Ramy follows a first-generation Egyptian-American teenager, played by the show’s creator Ramy Youssef, who has to find balance between his religious upbringing and the culture of New Jersey and the lifestyle that goes along with it. Ramy experiences a lot of internal struggles that are similar to Carmy, and viewers will definitely enjoy this show if they enjoyed The Bear.
Sweetbitter follows Tess (Ella Purnell), a young waitress who is working at an extremely high-end restaurant in New York City. The similarities between this Starz show and The Bear lie in the restaurant settings that they share, and we see the characters in both shows develop their relationships with their co-workers in a familiar setting.
3 The Chef Show
The Chef Show is a spinoff series of Jon Favreau’s Chef, which follows a chef who opens up a food truck after he is humiliated at work and fired. The spinoff series focuses on the real lives of various chefs as they are invited to cook with Favreau, resulting in natural conversation. The Chef Show shares the setting of a restaurant and the backdrop of food and also focuses on true stories from those in the restaurant industry.
Severance is directed by Ben Stiller and follows Mark S. (Adam Scott), who is the central character. The show focuses on Mark’s mission to “sever” his outside self from his workplace so his grief that he feels after the loss of his wife can be kept in a box. Both this series and The Bear focus on characters who are struggling with their mental health in very different ways in the workplace, both being equally successful.
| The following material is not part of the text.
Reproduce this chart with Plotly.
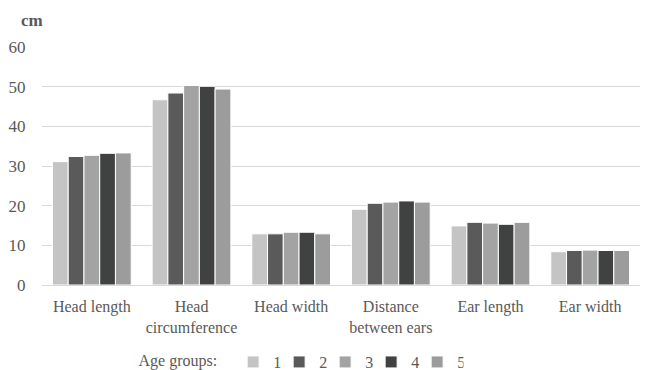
import plotly.graph_objects as go

categories = ["Head length", "Head<br>circumference", "Head width", "Distance<br>between ears", "Ear length", "Ear width"]
groups = ["1", "2", "3", "4", "5"]
g1 = [31.1, 46.7, 12.9, 19.1, 14.9, 8.4]
g2 = [32.4, 48.4, 12.9, 20.6, 15.8, 8.7]
g3 = [32.7, 50.3, 13.3, 20.9, 15.6, 8.8]
g4 = [33.2, 50.1, 13.3, 21.2, 15.3, 8.7]
g5 = [33.3, 49.4, 12.9, 20.9, 15.8, 8.7]
series = [g1, g2, g3, g4, g5]
colors = ["#c4c4c4", "#5a5a5a", "#a3a3a3", "#404241", "#9c9c9c"]
y_ticks = [0, 10, 20, 30, 40, 50, 60]

FONT = "Liberation Serif, Times New Roman, serif"

fig = go.Figure()
for name, vals, col in zip(groups, series, colors):
    fig.add_trace(go.Bar(
        x=categories, y=vals, name=name,
        marker=dict(color=col, line=dict(color="white", width=1)),
    ))

# page body has an 8px margin, so the figure is 8px smaller and offset
fig.update_layout(
    width=641, height=362,
    margin=dict(l=34, r=9, t=39, b=85, autoexpand=False),
    paper_bgcolor="white", plot_bgcolor="white",
    barmode="group", bargap=0.21, bargroupgap=0,
    font=dict(family=FONT, color="#595959", size=16),
    xaxis=dict(
        showgrid=False, showline=True, linecolor="#d9d9d9", linewidth=1,
        ticks="outside", ticklen=7, tickcolor="rgba(0,0,0,0)",
        tickfont=dict(size=16, color="#595959"), automargin=False,
    ),
    yaxis=dict(
        range=[0, 60], tickvals=y_ticks, showgrid=True, gridcolor="#d9d9d9",
        zeroline=False, showline=False,
        ticks="outside", ticklen=12, tickcolor="rgba(0,0,0,0)",
        tickfont=dict(size=17, color="#595959"), automargin=False,
    ),
    legend=dict(
        orientation="h", xref="paper", x=0.158, xanchor="left",
        yref="container", y=0.022, yanchor="middle",
        title=dict(text="Age groups:  ", side="left", font=dict(size=16, color="#595959")),
        font=dict(size=16, color="#595959"),
        entrywidth=1, entrywidthmode="pixels",
        tracegroupgap=0,
    ),
    annotations=[dict(
        text="<b>cm</b>", xref="paper", yref="paper", x=-0.039, y=1.113,
        xanchor="left", yanchor="middle", showarrow=False,
        font=dict(size=17, color="#595959", family=FONT),
    )],
)

fig.write_html("out.html")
Succession is an HBO drama that centers around the Roys, a family of billionaires who are vying for control of the media empire that their father controls, which results in the Roy siblings desperately competing for his attention and trying to outdo each other. The Bear is obviously very different in its narrative, however, the focus on Carmy’s relationship with his brother, Mikey, and how much this impacted his character ties these two shows together as family dynamics are explored.